Day 3 of the MRS Spring 2012 meeting opened Wednesday at Moscone West in San Francisco under partly sunny skies after an air-cleansing pre-dawn sprinkle. The halls were much more quiet and subdued than yesterday morning, suggesting a busy Tuesday night for all of the science bars in town.

C3.1 TM Shaw of IBM Watson Research opened the day with a reliability talk on leakage and TDDB in low-κ dielectrics. Leakage was measured with comb structures (60-100nm spaces) using step-wise voltage ramps; data recording started one minute after each step to eliminate charging transients. Over time, the Poole-Frenkel barrier height decreases continuously. At longer test times (>200 hours) the leakage data is more indicative of tunneling between trap sites; overlapping trap sites provide the leakage path. The rate of decrease of the Poole-Frenkel barrier height in early life testing was found to correlate well with TDDB behavior in longer time testing, and may serve as an early screening proxy.  Both moisture and Cu ions have a significant impact on time dependent leakage, but the magnitude of the leakage currents does not correlate well with TDDB lifetime.

C3.2 Sean King of Intel PTD studied the band diagram of the low-κ/Cu  system with XPS and REELS to elucidate some fundamental understanding of interconnect leakage mechanisms. He focused on the interface between Cu, the SiCON:H low-κ etch stop and the SiOC:H. Leakage through the etch stop was shown to dominate over direct via-to-via leakage through the Ta barrier and the dielectric. Future work will expand on the defect trapping states in this materials system. The talk concluded with an announcement that resumes of new graduates are welcome, as Intel needs to staff a new R&D facility currently under construction in Oregon.

C3.3 Brad Bittel of Penn State described some magnetic resonance studies of BEOL dielectrics; this work is a collaboration with Intel’s Sean King (above). Defects observed with EPR are likely important to leakage current as well as related reliability phenomena. SDT provides a direct link between EPR defects and electrical transport because only the centers involved in leakage can show up in SDT.

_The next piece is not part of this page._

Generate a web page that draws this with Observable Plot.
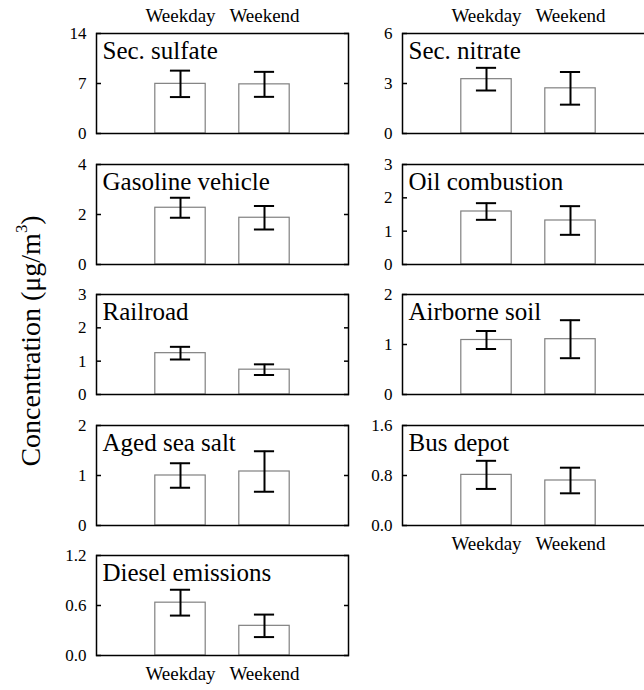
<!DOCTYPE html>
<html><head><meta charset="utf-8">
<script src="https://cdn.jsdelivr.net/npm/d3@7"></script>
<script src="https://cdn.jsdelivr.net/npm/@observablehq/plot@0.6"></script>
<style>
body{margin:0;background:#fff;}
#chart{position:relative;width:644px;height:690px;overflow:hidden;background:#fff;font-family:"Liberation Serif","Times New Roman",serif;color:#000;}
#chart svg, #chart svg text, #chart svg tspan{font-family:"Liberation Serif","Times New Roman",serif !important;}
#ylabel{position:absolute;left:31px;top:341px;transform:translate(-50%,-50%) rotate(-90deg);white-space:nowrap;font-size:28px;line-height:1;}
#ylabel sup{font-size:0.6em;vertical-align:0.75em;line-height:0;}
</style></head>
<body><div id="chart"><div id="ylabel">Concentration (μg/m<sup>3</sup>)</div></div>
<script>
const categories = ["Weekday", "Weekend"];
const sources = ["Sec. sulfate", "Sec. nitrate", "Gasoline vehicle", "Oil combustion", "Railroad", "Airborne soil", "Aged sea salt", "Bus depot", "Diesel emissions"];
const weekdayMean = [6.95, 3.26, 2.27, 1.59, 1.24, 1.09, 1.0, 0.81, 0.634];
const weekdayErr  = [1.85, 0.68, 0.40, 0.25, 0.19, 0.18, 0.245, 0.225, 0.155];
const weekendMean = [6.88, 2.71, 1.87, 1.32, 0.745, 1.106, 1.08, 0.72, 0.356];
const weekendErr  = [1.75, 0.98, 0.47, 0.43, 0.16, 0.38, 0.405, 0.205, 0.135];
const yMax = [14, 6, 4, 3, 3, 2, 2, 1.6, 1.2];
const yTicks = [[0,7,14],[0,3,6],[0,2,4],[0,1,2,3],[0,1,2,3],[0,1,2],[0,1,2],[0,0.8,1.6],[0,0.6,1.2]];
const tickDecimals = [0,0,0,0,0,0,0,1,1];

const FONT = '"Liberation Serif", "Times New Roman", serif';
const W = 252, H = 100, mL = 50, mR = 4, mT = 34, mB = 34;
const colLeft = [96, 402];
const rowTop = [33, 163.5, 294, 424.5, 555];
const chart = document.getElementById("chart");

sources.forEach((name, i) => {
  const col = i % 2, row = Math.floor(i / 2);
  const rows = categories.map((c, j) => ({
    cat: c, pos: j + 1,
    value: j === 0 ? weekdayMean[i] : weekendMean[i],
    err: j === 0 ? weekdayErr[i] : weekendErr[i]
  }));
  const fmt = d => d.toFixed(tickDecimals[i]);
  const topAxis = row === 0;
  const bottomAxis = i === 7 || i === 8;
  const marks = [
    Plot.rectY(rows, {x1: d => d.pos - 0.3, x2: d => d.pos + 0.3, y1: 0, y2: "value", fill: "white", stroke: "#808080", strokeWidth: 1.2}),
    Plot.ruleX(rows, {x: "pos", y1: d => d.value - d.err, y2: d => d.value + d.err, stroke: "black", strokeWidth: 2}),
    Plot.ruleY(rows, {y: d => d.value + d.err, x1: d => d.pos - 0.12, x2: d => d.pos + 0.12, stroke: "black", strokeWidth: 2}),
    Plot.ruleY(rows, {y: d => d.value - d.err, x1: d => d.pos - 0.12, x2: d => d.pos + 0.12, stroke: "black", strokeWidth: 2}),
    Plot.frame({stroke: "black", strokeWidth: 1.5}),
    Plot.axisY({anchor: "left", ticks: yTicks[i], tickSize: -5, tickPadding: 15, tickFormat: fmt, fontSize: 17, fontFamily: FONT, strokeWidth: 1.5, label: null}),
    Plot.axisY({anchor: "right", ticks: yTicks[i], tickSize: -5, tickFormat: () => "", strokeWidth: 1.5, label: null}),
    Plot.text([name], {text: d => d, frameAnchor: "top-left", dx: 6, dy: 8, lineAnchor: "top", textAnchor: "start", fontSize: 25, fontFamily: FONT})
  ];
  if (topAxis) marks.push(Plot.axisX({anchor: "top", ticks: [1, 2], tickFormat: d => categories[d - 1], tickSize: 0, tickPadding: 12, fontSize: 19, fontFamily: FONT, label: null}));
  if (bottomAxis) marks.push(Plot.axisX({anchor: "bottom", ticks: [1, 2], tickFormat: d => categories[d - 1], tickSize: 0, tickPadding: 11, fontSize: 19, fontFamily: FONT, label: null}));
  const xOpts = {domain: [0, 3]};
  if (!topAxis && !bottomAxis) xOpts.axis = null;
  const svg = Plot.plot({
    width: W + mL + mR, height: H + mT + mB,
    marginLeft: mL, marginRight: mR, marginTop: mT, marginBottom: mB,
    x: xOpts,
    y: {domain: [0, yMax[i]]},
    style: {fontFamily: FONT, fontSize: "17px", color: "black", background: "transparent", overflow: "visible"},
    marks
  });
  svg.setAttribute("font-family", FONT);
  svg.style.position = "absolute";
  svg.style.left = (colLeft[col] - mL) + "px";
  svg.style.top = (rowTop[row] - mT) + "px";
  chart.appendChild(svg);
});
</script></body></html>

K3.5 Daniel Steingart of City College NY told us about flexible storage and energy conversion. Their approach was to focus on making the binders and electrodes flexible by embedding the MnO2 and Zn electrodes in a Ag-impregnated nylon mesh (this is the work I reported on earlier this week). This battery represents a conventional material set, but the Zn/MnO2 couple degrades over time as its charge/discharge cycles drive it to a stable equilibrium that is not a useful energy source. The limit seems to be ~600 cycles. Efforts to develop alternate material systems found adhesion failure between Al electrodes and a polymer/nanoparticle composite electrolyte in early test capacitors. It was resolved by using a seed layer of the nanoparticle alone as a surface roughening treatment to promote adhesion of the composite.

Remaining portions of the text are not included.